Grundy computation runs in $O(S \times M)$ time, where $S$ is the number of distinct game states and $M$ is the maximum number of moves from any state. Space is $O(S)$ for the memoization table. For classic Nim, the XOR shortcut runs in $O(n)$ time and $O(1)$ space, where $n$ is the number of piles, with no state enumeration needed.

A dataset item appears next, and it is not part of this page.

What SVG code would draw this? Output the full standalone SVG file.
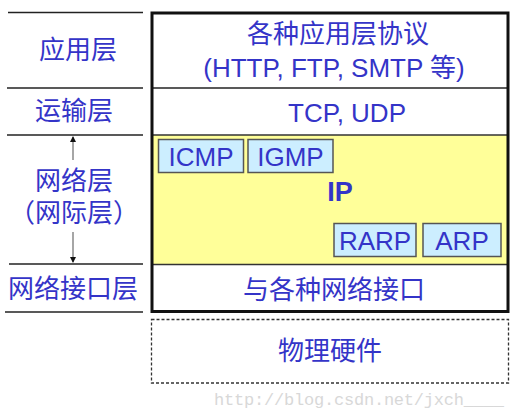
<svg xmlns="http://www.w3.org/2000/svg" width="515" height="419" viewBox="0 0 515 419">
<defs>
<style>
.t{font-family:"Liberation Sans","Noto Sans CJK SC",sans-serif;fill:#3434c8;font-size:26px;text-anchor:middle}
.ln{stroke:#222;stroke-width:1.3}
.pb{fill:#cceeff;stroke:#555;stroke-width:1.5}
</style>
<marker id="ah" markerWidth="6" markerHeight="8" refX="5" refY="4" orient="auto" markerUnits="userSpaceOnUse">
<path d="M0,1 L6,4 L0,7 z" fill="#111"/>
</marker>
</defs>
<rect width="515" height="419" fill="#fff"/>
<g id="left-lines">
<line class="ln" x1="8" y1="12.5" x2="143" y2="12.5"/>
<line class="ln" x1="7" y1="88" x2="143" y2="88"/>
<line class="ln" x1="7" y1="135" x2="143" y2="135"/>
<line class="ln" x1="9" y1="264" x2="143" y2="264"/>
<line class="ln" x1="5" y1="312" x2="143" y2="312"/>
</g>
<g id="connectors">
<line x1="73" y1="160" x2="73" y2="137" stroke="#888" stroke-width="1.5" marker-end="url(#ah)"/>
<line x1="73" y1="232" x2="73" y2="262" stroke="#888" stroke-width="1.5" marker-end="url(#ah)"/>
</g>
<g id="left-labels">
<text class="t" x="78" y="59">应用层</text>
<text class="t" x="74" y="120">运输层</text>
<text class="t" x="74" y="190">网络层</text>
<text class="t" x="74" y="222">（网际层）</text>
<text class="t" x="73" y="298">网络接口层</text>
</g>
<g id="app">
<rect x="152" y="12" width="356" height="76" fill="#fff"/>
<text class="t" x="338" y="43">各种应用层协议</text>
<text class="t" x="334" y="77">(HTTP, FTP, SMTP 等)</text>
</g>
<g id="transport">
<text class="t" x="347" y="122">TCP, UDP</text>
</g>
<g id="internet">
<rect x="152" y="135" width="356" height="129" fill="#ffff99"/>
<text class="t" x="340" y="201" style="font-weight:bold;font-size:27px">IP</text>
</g>
<g id="icmp"><rect class="pb" x="158.5" y="139.5" width="85" height="33"/><text class="t" x="201" y="166">ICMP</text></g>
<g id="igmp"><rect class="pb" x="248" y="139.5" width="85" height="33"/><text class="t" x="290.5" y="166">IGMP</text></g>
<g id="rarp"><rect class="pb" x="334" y="223.5" width="82" height="33"/><text class="t" x="375" y="250">RARP</text></g>
<g id="arp"><rect class="pb" x="423" y="223.5" width="78" height="33"/><text class="t" x="462" y="250">ARP</text></g>
<g id="netif">
<text class="t" x="334" y="299">与各种网络接口</text>
</g>
<g id="frame">
<line x1="152" y1="88" x2="508" y2="88" stroke="#222" stroke-width="1.3"/>
<line x1="152" y1="135" x2="508" y2="135" stroke="#333" stroke-width="1.3"/>
<line x1="152" y1="264.5" x2="508" y2="264.5" stroke="#333" stroke-width="1.3"/>
<rect x="152" y="13" width="356" height="298.5" fill="none" stroke="#111" stroke-width="3"/>
</g>
<g id="hardware">
<rect x="151.5" y="319.5" width="357" height="63.5" fill="none" stroke="#333" stroke-width="1.3" stroke-dasharray="3,2"/>
<text class="t" x="330" y="360">物理硬件</text>
</g>
<text x="214" y="405" style="font-family:'Liberation Mono',monospace;font-size:17px;fill:#d8d8d8" textLength="290">http://blog.csdn.net/jxch____</text>
</svg>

The practical challenge is recognizing when Sprague-Grundy applies (impartial game, normal play convention) and correctly defining the state representation. Once those two pieces are in place, the algorithm is mechanical.

Recognizing this pattern

You're probably looking at game theory / Nim / Sprague-Grundy when:

• Two players alternate, both play optimally, and the question is who wins (or who takes the last move).
• The game is impartial, so both players have the same set of legal moves from any state.
• The position decomposes into independent sub-games whose outcomes XOR together (multi-pile Nim, stone-game variants).
• Brute-force minimax is exponential, but the state space has a clean numeric structure (a Grundy number per state).

Common templates:

• Single-pile / parity classification: winner determined by n mod k or similar. Example: Nim Game.
• Classic Nim XOR: XOR pile sizes; first player wins iff the XOR is non-zero. Example: Stone Game IV.
• Memoized minimax over states: DP on (remaining, turn) for small state spaces. Example: Stone Game.
• Grundy number computation: mex of reachable positions, then XOR across independent components. Example: Cat and Mouse.